SUPPLIED DATA

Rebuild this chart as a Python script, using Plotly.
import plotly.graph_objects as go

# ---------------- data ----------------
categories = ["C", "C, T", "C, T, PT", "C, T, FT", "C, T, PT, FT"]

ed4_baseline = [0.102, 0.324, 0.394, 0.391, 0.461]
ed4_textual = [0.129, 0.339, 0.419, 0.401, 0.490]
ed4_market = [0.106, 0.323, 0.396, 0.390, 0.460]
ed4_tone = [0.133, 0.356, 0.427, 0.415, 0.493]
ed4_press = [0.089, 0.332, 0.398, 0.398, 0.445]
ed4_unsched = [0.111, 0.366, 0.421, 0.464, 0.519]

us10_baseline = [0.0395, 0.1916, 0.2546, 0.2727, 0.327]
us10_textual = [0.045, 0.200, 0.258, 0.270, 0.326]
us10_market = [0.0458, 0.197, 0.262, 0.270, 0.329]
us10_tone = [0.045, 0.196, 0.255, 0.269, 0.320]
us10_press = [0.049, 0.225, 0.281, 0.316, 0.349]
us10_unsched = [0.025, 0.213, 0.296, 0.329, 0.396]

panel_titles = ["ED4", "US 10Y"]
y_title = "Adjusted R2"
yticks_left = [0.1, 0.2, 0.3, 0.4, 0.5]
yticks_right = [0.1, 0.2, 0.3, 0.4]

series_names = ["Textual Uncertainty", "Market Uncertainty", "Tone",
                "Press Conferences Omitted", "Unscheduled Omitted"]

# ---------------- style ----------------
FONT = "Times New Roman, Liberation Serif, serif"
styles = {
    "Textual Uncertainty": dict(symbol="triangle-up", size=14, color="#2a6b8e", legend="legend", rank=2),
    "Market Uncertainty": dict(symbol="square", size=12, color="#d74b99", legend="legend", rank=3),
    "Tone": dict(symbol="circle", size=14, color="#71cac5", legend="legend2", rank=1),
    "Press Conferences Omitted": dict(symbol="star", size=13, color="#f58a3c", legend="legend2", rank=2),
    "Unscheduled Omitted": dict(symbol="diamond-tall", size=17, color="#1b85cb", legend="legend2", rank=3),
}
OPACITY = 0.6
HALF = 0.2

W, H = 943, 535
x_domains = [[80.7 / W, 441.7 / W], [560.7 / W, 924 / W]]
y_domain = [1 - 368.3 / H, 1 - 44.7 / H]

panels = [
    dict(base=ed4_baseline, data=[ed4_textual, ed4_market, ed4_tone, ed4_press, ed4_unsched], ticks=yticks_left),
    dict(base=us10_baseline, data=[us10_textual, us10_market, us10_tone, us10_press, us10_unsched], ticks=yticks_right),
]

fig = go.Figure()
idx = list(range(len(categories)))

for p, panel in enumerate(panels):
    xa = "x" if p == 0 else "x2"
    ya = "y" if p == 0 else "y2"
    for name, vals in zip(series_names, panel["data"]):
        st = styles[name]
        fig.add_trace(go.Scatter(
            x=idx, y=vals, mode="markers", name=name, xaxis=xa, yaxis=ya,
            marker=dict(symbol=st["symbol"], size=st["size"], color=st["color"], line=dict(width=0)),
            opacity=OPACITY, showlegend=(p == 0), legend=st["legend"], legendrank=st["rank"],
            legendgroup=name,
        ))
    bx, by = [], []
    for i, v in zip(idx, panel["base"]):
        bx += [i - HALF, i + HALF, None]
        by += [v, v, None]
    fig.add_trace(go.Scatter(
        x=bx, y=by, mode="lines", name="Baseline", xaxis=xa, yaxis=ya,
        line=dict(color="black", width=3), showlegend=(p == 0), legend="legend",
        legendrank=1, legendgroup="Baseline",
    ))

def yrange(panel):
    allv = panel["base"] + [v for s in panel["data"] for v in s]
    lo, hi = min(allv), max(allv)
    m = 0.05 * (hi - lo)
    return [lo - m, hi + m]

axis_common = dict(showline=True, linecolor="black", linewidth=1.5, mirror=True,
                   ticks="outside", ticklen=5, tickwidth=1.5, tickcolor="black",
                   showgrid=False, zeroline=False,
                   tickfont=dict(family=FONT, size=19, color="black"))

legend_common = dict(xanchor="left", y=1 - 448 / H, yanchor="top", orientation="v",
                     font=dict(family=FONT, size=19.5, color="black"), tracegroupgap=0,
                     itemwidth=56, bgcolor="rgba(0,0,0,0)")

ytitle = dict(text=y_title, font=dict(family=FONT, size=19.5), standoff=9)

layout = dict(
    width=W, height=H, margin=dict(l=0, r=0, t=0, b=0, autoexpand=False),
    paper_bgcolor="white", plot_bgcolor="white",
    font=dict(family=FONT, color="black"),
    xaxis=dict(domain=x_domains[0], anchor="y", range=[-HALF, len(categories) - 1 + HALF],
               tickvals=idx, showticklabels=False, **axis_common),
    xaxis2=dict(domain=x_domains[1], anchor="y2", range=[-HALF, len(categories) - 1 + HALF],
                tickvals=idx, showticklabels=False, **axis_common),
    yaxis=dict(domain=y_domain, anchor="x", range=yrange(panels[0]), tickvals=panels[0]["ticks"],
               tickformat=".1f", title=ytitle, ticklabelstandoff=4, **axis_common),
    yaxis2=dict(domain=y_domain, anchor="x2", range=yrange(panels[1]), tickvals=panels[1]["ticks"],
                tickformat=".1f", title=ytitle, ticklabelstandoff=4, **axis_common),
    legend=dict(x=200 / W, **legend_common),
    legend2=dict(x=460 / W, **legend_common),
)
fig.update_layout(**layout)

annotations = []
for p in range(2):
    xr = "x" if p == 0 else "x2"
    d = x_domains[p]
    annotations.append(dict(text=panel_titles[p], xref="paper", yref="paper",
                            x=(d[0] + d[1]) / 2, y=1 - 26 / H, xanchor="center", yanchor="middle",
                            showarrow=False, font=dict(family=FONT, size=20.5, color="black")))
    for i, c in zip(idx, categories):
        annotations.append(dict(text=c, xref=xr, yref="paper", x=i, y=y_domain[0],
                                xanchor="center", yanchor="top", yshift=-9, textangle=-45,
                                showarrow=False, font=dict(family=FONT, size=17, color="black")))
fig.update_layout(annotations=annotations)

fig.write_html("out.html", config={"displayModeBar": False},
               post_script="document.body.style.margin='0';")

EXERCISE INSTRUCTIONS
Set down the listing in full, keeping every word exactly as it is.

SOLVED PROBLEM
Rebuild this chart as a Python script, using Plotly.
import plotly.graph_objects as go

# ---------------- data ----------------
categories = ["C", "C, T", "C, T, PT", "C, T, FT", "C, T, PT, FT"]

ed4_baseline = [0.102, 0.324, 0.394, 0.391, 0.461]
ed4_textual = [0.129, 0.339, 0.419, 0.401, 0.490]
ed4_market = [0.106, 0.323, 0.396, 0.390, 0.460]
ed4_tone = [0.133, 0.356, 0.427, 0.415, 0.493]
ed4_press = [0.089, 0.332, 0.398, 0.398, 0.445]
ed4_unsched = [0.111, 0.366, 0.421, 0.464, 0.519]

us10_baseline = [0.0395, 0.1916, 0.2546, 0.2727, 0.327]
us10_textual = [0.045, 0.200, 0.258, 0.270, 0.326]
us10_market = [0.0458, 0.197, 0.262, 0.270, 0.329]
us10_tone = [0.045, 0.196, 0.255, 0.269, 0.320]
us10_press = [0.049, 0.225, 0.281, 0.316, 0.349]
us10_unsched = [0.025, 0.213, 0.296, 0.329, 0.396]

panel_titles = ["ED4", "US 10Y"]
y_title = "Adjusted R2"
yticks_left = [0.1, 0.2, 0.3, 0.4, 0.5]
yticks_right = [0.1, 0.2, 0.3, 0.4]

series_names = ["Textual Uncertainty", "Market Uncertainty", "Tone",
                "Press Conferences Omitted", "Unscheduled Omitted"]

# ---------------- style ----------------
FONT = "Times New Roman, Liberation Serif, serif"
styles = {
    "Textual Uncertainty": dict(symbol="triangle-up", size=14, color="#2a6b8e", legend="legend", rank=2),
    "Market Uncertainty": dict(symbol="square", size=12, color="#d74b99", legend="legend", rank=3),
    "Tone": dict(symbol="circle", size=14, color="#71cac5", legend="legend2", rank=1),
    "Press Conferences Omitted": dict(symbol="star", size=13, color="#f58a3c", legend="legend2", rank=2),
    "Unscheduled Omitted": dict(symbol="diamond-tall", size=17, color="#1b85cb", legend="legend2", rank=3),
}
OPACITY = 0.6
HALF = 0.2

W, H = 943, 535
x_domains = [[80.7 / W, 441.7 / W], [560.7 / W, 924 / W]]
y_domain = [1 - 368.3 / H, 1 - 44.7 / H]

panels = [
    dict(base=ed4_baseline, data=[ed4_textual, ed4_market, ed4_tone, ed4_press, ed4_unsched], ticks=yticks_left),
    dict(base=us10_baseline, data=[us10_textual, us10_market, us10_tone, us10_press, us10_unsched], ticks=yticks_right),
]

fig = go.Figure()
idx = list(range(len(categories)))

for p, panel in enumerate(panels):
    xa = "x" if p == 0 else "x2"
    ya = "y" if p == 0 else "y2"
    for name, vals in zip(series_names, panel["data"]):
        st = styles[name]
        fig.add_trace(go.Scatter(
            x=idx, y=vals, mode="markers", name=name, xaxis=xa, yaxis=ya,
            marker=dict(symbol=st["symbol"], size=st["size"], color=st["color"], line=dict(width=0)),
            opacity=OPACITY, showlegend=(p == 0), legend=st["legend"], legendrank=st["rank"],
            legendgroup=name,
        ))
    bx, by = [], []
    for i, v in zip(idx, panel["base"]):
        bx += [i - HALF, i + HALF, None]
        by += [v, v, None]
    fig.add_trace(go.Scatter(
        x=bx, y=by, mode="lines", name="Baseline", xaxis=xa, yaxis=ya,
        line=dict(color="black", width=3), showlegend=(p == 0), legend="legend",
        legendrank=1, legendgroup="Baseline",
    ))

def yrange(panel):
    allv = panel["base"] + [v for s in panel["data"] for v in s]
    lo, hi = min(allv), max(allv)
    m = 0.05 * (hi - lo)
    return [lo - m, hi + m]

axis_common = dict(showline=True, linecolor="black", linewidth=1.5, mirror=True,
                   ticks="outside", ticklen=5, tickwidth=1.5, tickcolor="black",
                   showgrid=False, zeroline=False,
                   tickfont=dict(family=FONT, size=19, color="black"))

legend_common = dict(xanchor="left", y=1 - 448 / H, yanchor="top", orientation="v",
                     font=dict(family=FONT, size=19.5, color="black"), tracegroupgap=0,
                     itemwidth=56, bgcolor="rgba(0,0,0,0)")

ytitle = dict(text=y_title, font=dict(family=FONT, size=19.5), standoff=9)

layout = dict(
    width=W, height=H, margin=dict(l=0, r=0, t=0, b=0, autoexpand=False),
    paper_bgcolor="white", plot_bgcolor="white",
    font=dict(family=FONT, color="black"),
    xaxis=dict(domain=x_domains[0], anchor="y", range=[-HALF, len(categories) - 1 + HALF],
               tickvals=idx, showticklabels=False, **axis_common),
    xaxis2=dict(domain=x_domains[1], anchor="y2", range=[-HALF, len(categories) - 1 + HALF],
                tickvals=idx, showticklabels=False, **axis_common),
    yaxis=dict(domain=y_domain, anchor="x", range=yrange(panels[0]), tickvals=panels[0]["ticks"],
               tickformat=".1f", title=ytitle, ticklabelstandoff=4, **axis_common),
    yaxis2=dict(domain=y_domain, anchor="x2", range=yrange(panels[1]), tickvals=panels[1]["ticks"],
                tickformat=".1f", title=ytitle, ticklabelstandoff=4, **axis_common),
    legend=dict(x=200 / W, **legend_common),
    legend2=dict(x=460 / W, **legend_common),
)
fig.update_layout(**layout)

annotations = []
for p in range(2):
    xr = "x" if p == 0 else "x2"
    d = x_domains[p]
    annotations.append(dict(text=panel_titles[p], xref="paper", yref="paper",
                            x=(d[0] + d[1]) / 2, y=1 - 26 / H, xanchor="center", yanchor="middle",
                            showarrow=False, font=dict(family=FONT, size=20.5, color="black")))
    for i, c in zip(idx, categories):
        annotations.append(dict(text=c, xref=xr, yref="paper", x=i, y=y_domain[0],
                                xanchor="center", yanchor="top", yshift=-9, textangle=-45,
                                showarrow=False, font=dict(family=FONT, size=17, color="black")))
fig.update_layout(annotations=annotations)

fig.write_html("out.html", config={"displayModeBar": False},
               post_script="document.body.style.margin='0';")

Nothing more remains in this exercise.